In today’s chips, all the cores — typically somewhere between two and six — are connected by a single wire, called a bus. When two cores need to communicate, they’re granted exclusive access to the bus. But that approach won’t work as the core count mounts: Cores will spend all their time waiting for the bus to free up, rather than performing computations.

In a network-on-chip, each core is connected only to those immediately adjacent to it. “You can reach your neighbors really quickly,” says Bhavya Daya, an MIT graduate student in electrical engineering and computer science, and first author on the new paper. “You can also have multiple paths to your destination. So if you’re going way across, rather than having one congested path, you could have multiple ones.”

Maintaining cache coherence

One advantage of a bus, however, is that it makes it easier to maintain cache coherence. Every core on a chip has its own cache, a local, high-speed memory bank in which it stores frequently used data. As it performs computations, it updates the data in its cache, and every so often, it undertakes the relatively time-consuming chore of shipping the data back to main memory.

But what happens if another core needs the data before it’s been shipped? Most chips address this question with a protocol called “snoopy,” because it involves snooping on other cores’ communications. When a core needs a particular chunk of data, it broadcasts a request to all the other cores, and whichever one has the data ships it back.

If all the cores share a bus, then when one of them receives a data request, it knows that it’s the most recent request that’s been issued. Similarly, when the requesting core gets data back, it knows that it’s the most recent version of the data.

But in a network-on-chip, data is flying everywhere, and packets will frequently arrive at different cores in different sequences. The implicit ordering that the snoopy protocol relies on breaks down.

The MIT researchers solve this problem by equipping their chips with a second network, which shadows the first. The circuits connected to this network are very simple: All they can do is declare that their associated cores have sent requests for data over the main network. But precisely because those declarations are so simple, nodes in the shadow network can combine them and pass them on without incurring delays.

Groups of declarations reach the routers associated with the cores at discrete intervals — intervals corresponding to the time it takes to pass from one end of the shadow network to another. Each router can thus tabulate exactly how many requests were issued during which interval, and by which other cores. The requests themselves may still take a while to arrive, but their recipients know that they’ve been issued.

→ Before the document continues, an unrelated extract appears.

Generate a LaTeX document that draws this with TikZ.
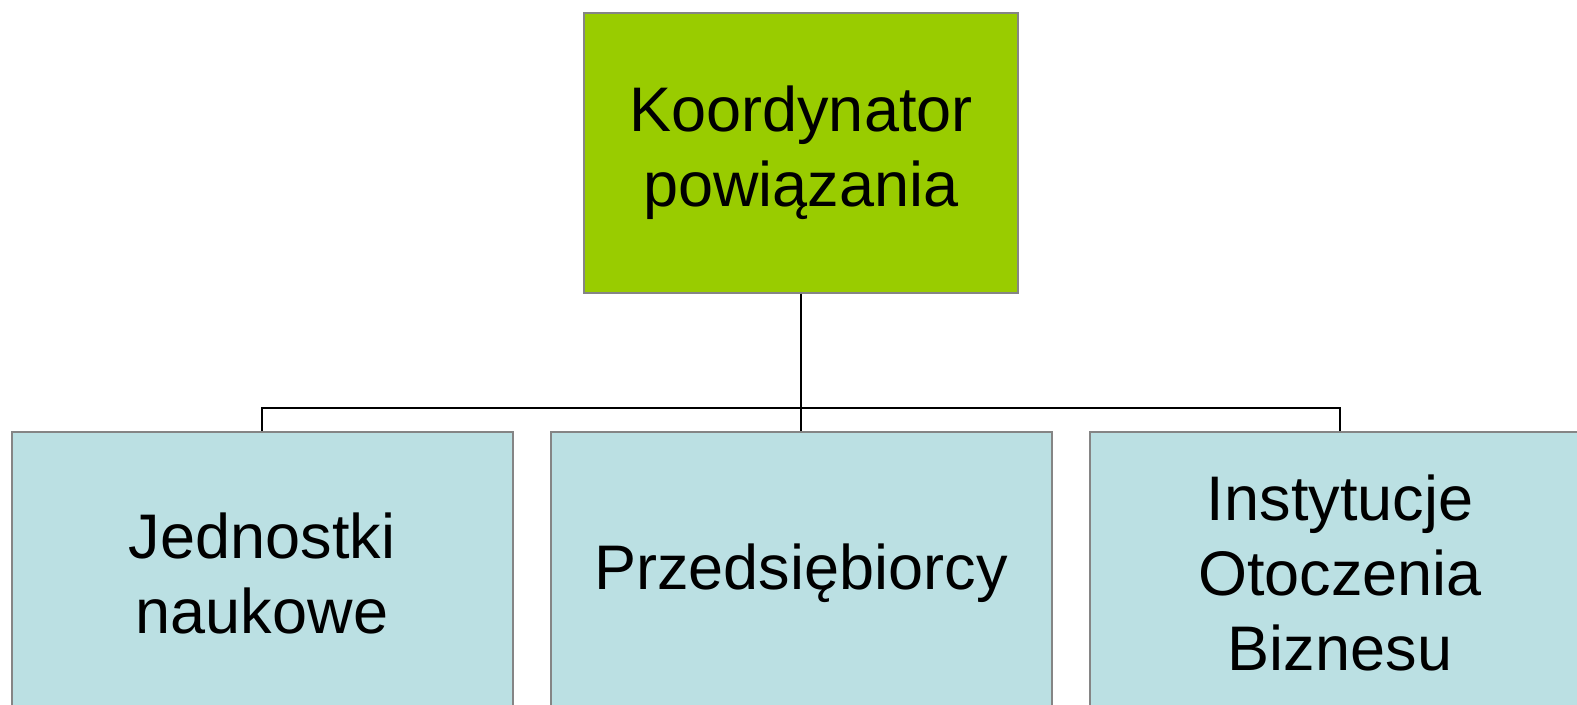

During each interval, the chip’s 36 cores are given different, hierarchical priorities. Say, for instance, that during one interval, both core 1 and core 10 issue requests, but core 1 has a higher priority. Core 32’s router may receive core 10’s request well before it receives core 1’s. But it will hold it until it’s passed along 1’s.

This hierarchical ordering simulates the chronological ordering of requests sent over a bus, so the snoopy protocol still works. The hierarchy is shuffled during every interval, however, to ensure that in the long run, all the cores receive equal weight.

The new architecture, called SCORPIO, will be open-source.

Abstract of International Symposium on Computer Architecture presentation

In the many-core era, scalable coherence and on-chip interconnects are crucial for shared memory processors. While snoopy coherence is common in small multicore systems, directory-based coherence is the de facto choice for scalability to many cores, as snoopy relies on ordered interconnects which do not scale. However, directory-based coherence does not scale beyond tens of cores due to excessive directory area overhead or inaccurate sharer tracking. Prior techniques supporting ordering on arbitrary unordered networks are impractical for full multicore chip designs.
We present SCORPIO, an ordered mesh Network-on-Chip (NoC) architecture with a separate fixed-latency, bufferless network to achieve distributed global ordering. Message delivery is decoupled from the ordering, allowing messages to arrive in any order and at any time, and still be correctly ordered.
The architecture is designed to plug-and-play with existing multicore IP and with practicality, timing, area, and power as top concerns. Full-system 36 and 64-core simulations on SPLASH-2 and PARSEC benchmarks show an average application runtime reduction of 24.1% and 12.9%, in comparison to distributed directory and AMD HyperTransport coherence protocols, respectively.
The SCORPIO architecture is incorporated in an 11 mm-by- 13mm chip prototype, fabricated in IBM 45nm SOI technology, comprising 36 Freescale e200 Power ArchitectureTMcores with private L1 and L2 caches interfacing with the NoC via ARM AMBA, along with two Cadence on-chip DDR2 controllers.
The chip prototype achieves a post synthesis operating frequency of 1 GHz (833MHz post-layout) with an estimated power of 28.8W (768mW per tile), while the network consumes only 10% of tile area and 19 % of tile power.